The Ben Earb ridge stretches north west from the Spittal of Glenshee and offers a fine upland walk with stunning views east and west.
The climb up on to Ben Earb is hard work if you're more used to low level walks, but as you stand by the trig point all the effort is rewarded with spectacular panoramas. The rounded summit of Meall a'Choire Bhuidhe follows and as you wander over the flanks keep your eyes open for deer and hares which frequent the mountains and glens here. The tops, ranging in height from 801m to 868m, are too low to be Munros and don't even rank a mention in the table of Corbetts. But that in no way spoils the enjoyment. For this is a fine day out in the hills.
A public right of way sign for 'Enochdhu' on the road by the bridge next to the Spittal Hotel marks the start of this walk. Pass through a gate and head up the slope on a good path keeping the wall to your right. The way climbs alongside the burn to a wooden step stile.
Cross and a grassy path strikes away from the wall towards an obvious track on the hillside ahead. Continue up this to the col at An Lairig a kilometre on.
Don't cross the fence here but turn right and head out over the open hillside, following the line of the fence and keeping it to your left. The slope is initially fairly steep in places but eases off before dipping into a col.

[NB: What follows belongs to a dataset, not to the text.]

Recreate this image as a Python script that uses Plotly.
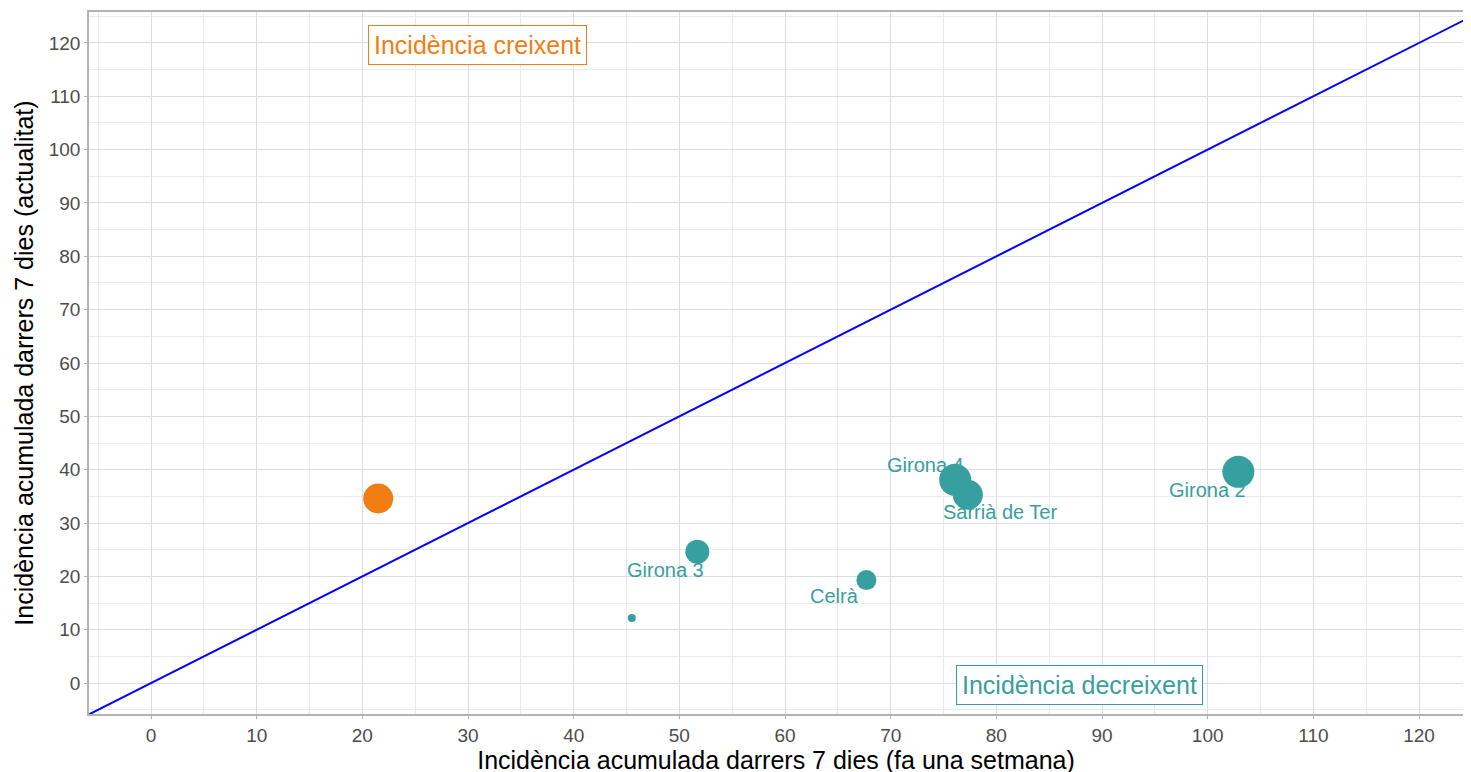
import plotly.graph_objects as go

# data
names = ["", "Girona 3", "", "Celrà", "Girona 4", "Sarrià de Ter", "Girona 2"]
x_prev = [21.5, 51.7, 45.5, 67.7, 76.1, 77.3, 102.9]
y_now = [34.6, 24.6, 12.2, 19.3, 38.1, 35.3, 39.6]
pop_size = [30, 24, 8, 20, 32, 30, 32]
trend = ["up", "down", "down", "down", "down", "down", "down"]

x_ticks = list(range(0, 121, 10))
y_ticks = list(range(0, 121, 10))

ORANGE = "#F07E12"
TEAL = "#389FA0"
FONT = "Liberation Sans, Arial"
colors = [ORANGE if t == "up" else TEAL for t in trend]

# label offsets (px)
label_shift = {
    "Girona 3": (-32, -18),
    "Celrà": (-32, -16),
    "Girona 4": (-30, 15),
    "Sarrià de Ter": (32, -17),
    "Girona 2": (-31, -18),
}

fig = go.Figure()

fig.add_trace(go.Scatter(
    x=[-10, 130], y=[-10, 130], mode="lines",
    line=dict(color="#0000FF", width=2), hoverinfo="skip", showlegend=False))

fig.add_trace(go.Scatter(
    x=x_prev, y=y_now, mode="markers",
    marker=dict(size=pop_size, color=colors, opacity=1, line=dict(width=0)),
    text=names, showlegend=False))

for n, xv, yv in zip(names, x_prev, y_now):
    if n:
        dx, dy = label_shift[n]
        fig.add_annotation(x=xv, y=yv, text=n, showarrow=False, xshift=dx, yshift=dy,
                           font=dict(family=FONT, size=20, color=TEAL))

fig.add_annotation(x=30.9, y=119.6, text="Incidència creixent", showarrow=False,
                   font=dict(family=FONT, size=25, color=ORANGE),
                   bordercolor=ORANGE, borderwidth=1, borderpad=5, bgcolor="white")
fig.add_annotation(x=87.9, y=-0.3, text="Incidència decreixent", showarrow=False,
                   font=dict(family=FONT, size=25, color=TEAL),
                   bordercolor=TEAL, borderwidth=1, borderpad=5, bgcolor="white")

axis_common = dict(
    showgrid=True, gridcolor="#DEDEDE", gridwidth=1,
    minor=dict(showgrid=True, gridcolor="#EBEBEB", gridwidth=1, dtick=5),
    zeroline=False, showline=True, linecolor="#B3B3B3", linewidth=1.5, mirror=True,
    ticks="outside", ticklen=3, tickcolor="#B3B3B3",
    tickfont=dict(family=FONT, size=19, color="#4D4D4D"),
    automargin=False,
)

fig.update_xaxes(range=[-5.87, 124.16], tickvals=x_ticks,
                 title=dict(text="Incidència acumulada darrers 7 dies (fa una setmana)",
                            font=dict(family=FONT, size=25, color="black"),
                            standoff=3),
                 **axis_common)
fig.update_yaxes(range=[-5.8, 125.8], tickvals=y_ticks,
                 title=dict(text="Incidència acumulada darrers 7 dies (actualitat)",
                            font=dict(family=FONT, size=25, color="black"),
                            standoff=8),
                 **axis_common)

fig.update_layout(
    width=1455, height=772,
    margin=dict(l=81, r=0, t=4, b=66),
    plot_bgcolor="white", paper_bgcolor="white",
)

fig.write_html("out.html")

The final ascent of Ben Earb starts here. Stay with the fence and climb a little over 150 metres to the trig point which is surrounded by a low stone shelter. Descend along the fence into another col and then begin the climb on to Meall a' Choire Bhuidhe. This is a longer, more gentle slope and the summit, when it finally comes, is marked by a cairn, located a few yards from the fence.
Descend north west, staying to the left of a forestry plantation and the slope gently descends into Glen Lochsie, picking up a small stream. Keep the burn to your right and go down towards its junction with the Glen Lochsie Burn at grid ref 053729. You will be able to cross the burn on rocks just downstream of this. Head east up over the heather to meet a wide track above Glenlochsie Lodge and follow this down to the shooting lodge.
Behind the ruin, a small path runs up to a rustic little bridge over the Allt Clais Mhor. Cross and the path continues to the trackbed of an old narrow gauge railway that once ran up the glen ferrying stalkers to the lodge from Dalmunzie House below. Hidden in the grass and heather there is a quaint little platform at the terminus of the line and a rickety old bridge provides a precarious crossing over the Allt Clais Mhor. The railway was used to transport the laird and his guests up the glen from Dalmunzie House to Glenlochsie Lodge. Two 20hp petrol powered engines were employed. The first, named 'Dalmunzie', entered service in 1920 and she was joined by 'Glenlochsie', an identical vehicle, the following year. Tales abound of the rollercoaster ride they provided on the downhill run. The line closed in 1978 but the nameplates of the two locomotives are to be found in the hotel. Follow the trackbed down Glen Lochsie. It passes below Glenlochsie Farm and runs on to the edge of forestry behind Dalmunzie House. Don't enter the trees but cross over a small patch of field to a tarmac road to your left beyond a wooden gate. Follow the road past the house and then on to Spittal of Glenshee.
Distance 10 miles/16km.
Map OS Landranger 1:50,000 sheet 43.
Start/parking Layby at Spittal of Glenshee (grid ref NO 109699).
Grading Path initially but then open grass and heather hillside with a fence to keep you on the right course. Returning over trackbed of former railway line and estate track. Suitable for fit walkers and older children. Upland walk. Sheep grazing in places so dogs on the lead.